In particular, such entities would be expected to implement and consistently apply privacy practices that are generally recognized as meeting or exceeding industry or governmental requirements for maintaining the privacy of users. Such information regarding the use of personal data should be prominent and easily accessible by users and should be updated as the collection and/or use of data changes. Personal information from users should be collected for legitimate uses only. Further, such collection/sharing should occur only after receiving the consent of the users or other legitimate basis specified in applicable law. Additionally, such entities should consider taking any needed steps for safeguarding and securing access to such personal information data and ensuring that others with access to the personal information data adhere to their privacy policies and procedures. Further, such entities can subject themselves to evaluation by third parties to certify their adherence to widely accepted privacy policies and practices. In addition, policies and practices should be adapted for the particular types of personal information data being collected and/or accessed and adapted to applicable laws and standards, including jurisdiction-specific considerations that may serve to impose a higher standard. For instance, in the US, collection of or access to certain health data may be governed by federal and/or state laws, such as the Health Insurance Portability and Accountability Act (HIPAA); whereas health data in other countries may be subject to other regulations and policies and should be handled accordingly.

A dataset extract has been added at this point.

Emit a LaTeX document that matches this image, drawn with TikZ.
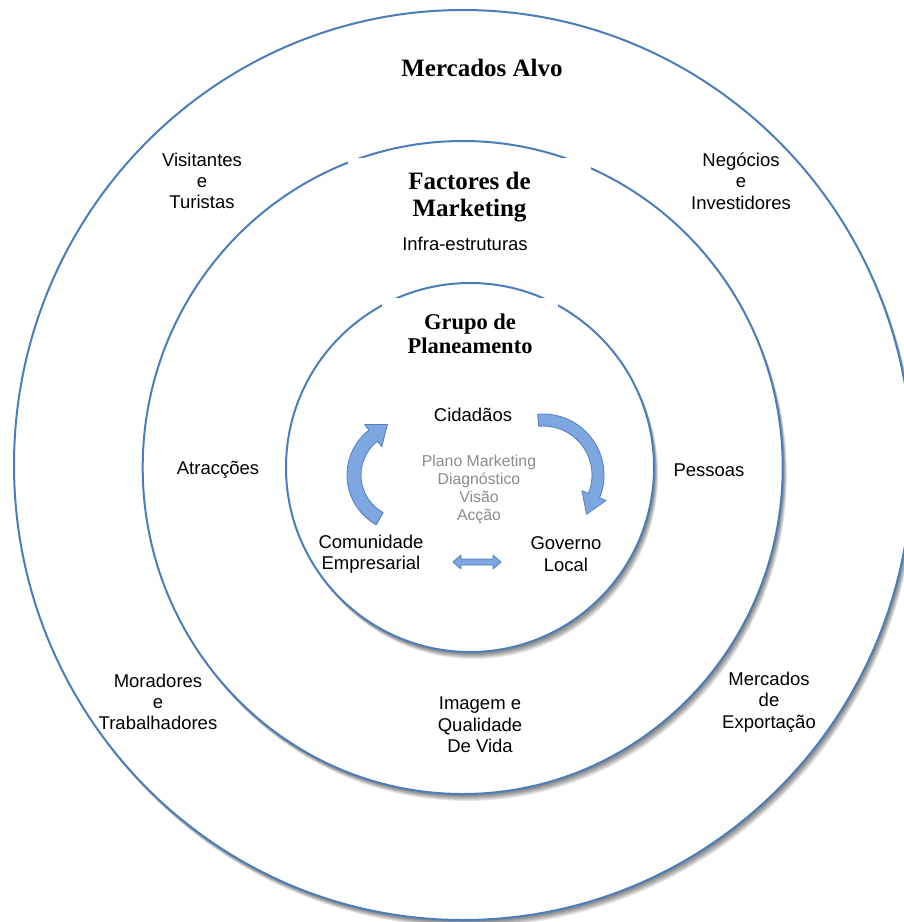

Despite the foregoing, the present disclosure also contemplates embodiments in which users selectively block the use of, or access to, personal information data. That is, the present disclosure contemplates that hardware and/or software elements can be provided to prevent or block access to such personal information data. For example, the DCMF may be configured such that it may not be aware of what the actual computing task to be performed comprises. Instead, the DCMF, the DCAs and the DCAc may handle computing tasks identified by a computing task ID provisioned by the application provider and/or application client. In another example, the communication path between the device with a computing need and a computing node may be managed by the mobile network. Thus, the device with the computing need may be unaware of the location of the computing node. In addition, a trust level may control which computing nodes may be matched to a device with a computing need.

It is the intent of the present disclosure that personal information data should be managed and handled in a way to minimize risks of unintentional or unauthorized access or use. In addition to the examples provided above, risk can be minimized by limiting the collection of data and deleting data once it is no longer needed. When applicable, data de-identification can be used to protect a user's privacy. De-identification may be facilitated, when appropriate, by removing identifiers, controlling the granularity or specificity of data stored (e.g., collecting location data at city level rather than at an address level), controlling how data is stored (e.g., aggregating data across users), and/or other methods such as differential privacy.

Therefore, although the present disclosure broadly covers use of personal information data to implement one or more various disclosed embodiments, the present disclosure also contemplates that the various embodiments can also be implemented without the need for accessing such personal information data. That is, the various embodiments of the present technology are not rendered inoperable due to the lack of all or a portion of such personal information data. For example, the exemplary DCAc does not require a specific location of the candidate computing nodes and/or the location granularity may be limited to a high level.

It will be apparent to those skilled in the art that various modifications may be made in the present disclosure, without departing from the spirit or the scope of the disclosure. Thus, it is intended that the present disclosure cover modifications and variations of this disclosure provided they come within the scope of the appended claims and their equivalent.